Oh, to be treated equally. That was the goal of many in our history, not just hockey players. We all like to pretend all players are equal. Fact is, they are not. Simple example comes to mind. I’ll continue talking Ovechkin, so please allow this mild disclaimer. I have nothing against the guy, love watching him play, I could be talking about Mike Richards or any other superstar player with a recorded history of questionable hits. But I digress. My example is Matt Bradley jumping into a fight for Ovechkin. Why? Simply put, the text – he’s playing a different role – might as well read – he is worth less. Not as a person (although when you have to put your body on the line for another guy how does that not devaluate your self esteem, even if you accept that role), but as a hockey player.

When we accept the difference in value, and we’re are forced to do just that, not only by watching their skillset, or learning their pay grade but deep down, in our minds, as well as logically, for that specific task (playing hockey) that top six player is indeed worth more. Why else would he automatically conclude, without knowing their pay grade, that Drew Doughty deserves more money than James Wisniewski? But does that worth give him a get out of jail free card? As far as ethics goes, it shouldn’t. Then again, this is the real world. And in the real world there are far more repercussions for suspending a star player than just complaints from angry fans or commendations from a moralist majority.

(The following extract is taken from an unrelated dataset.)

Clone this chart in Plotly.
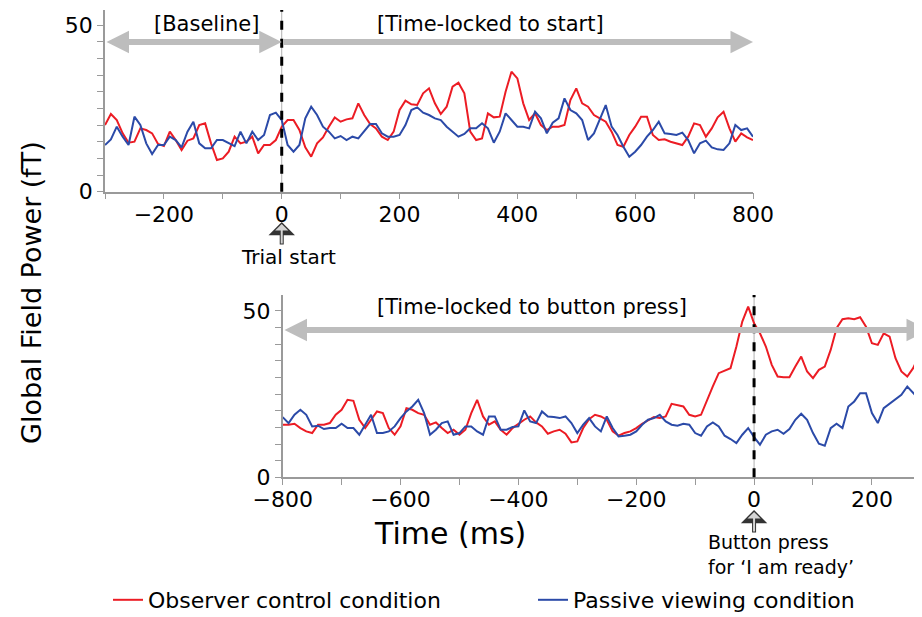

When all that is taken into account, Shanahan (as well as Campbell) has lots to consider. What impact would suspending Ovechkin for say 20 games (yeah I’m going a little overboard to prove a point) have on Washington’s ratings? Would suspending Ovechkin devalue his market value to a point that he would be deemed unfit to serve as a figure for promoting the NHL (which is seemingly trying to go with a different, more enlightened route in terms of player to player ethics)?

Finally, if we’re going to judge Shanahan based on what he does with star players, we really need to ask ourselves this question: Do we as fans have that mental block that doesn’t allow us to deem star players dirty or unsportsmanlike? Do we as fans tend to tolerate it more when it comes from star players? I’d say yes, especially when that player is an icon on your team. My point is that every single one of us has that value tag hanging somewhere in our heads, and while mine was that player’s worth to my team, Campbell’s or Shanahan’s would possibly be based on assessing the player’s value to the league.

When everything is said and done, I do understand the ‘why’ behind the leniency with star players. However, my opinion is that player to player conduct and safety goes beyond market value, sentimental value, fan feelings or even the delusional dinosaur of playing hard nosed hockey (since there is a big difference between hard nosed and foul). I salute the explanations behind his recent suspensions as long as he’s not playing hangman with “fringe” players. Shanahan has always been a character player. I believe that he came in with a job to do, and the importance of that job precedes, well, everything. If his play was any indication, he won’t take any prisoners, regardless of name and number. Justice may be blind, but I do hope Shanahan isn’t.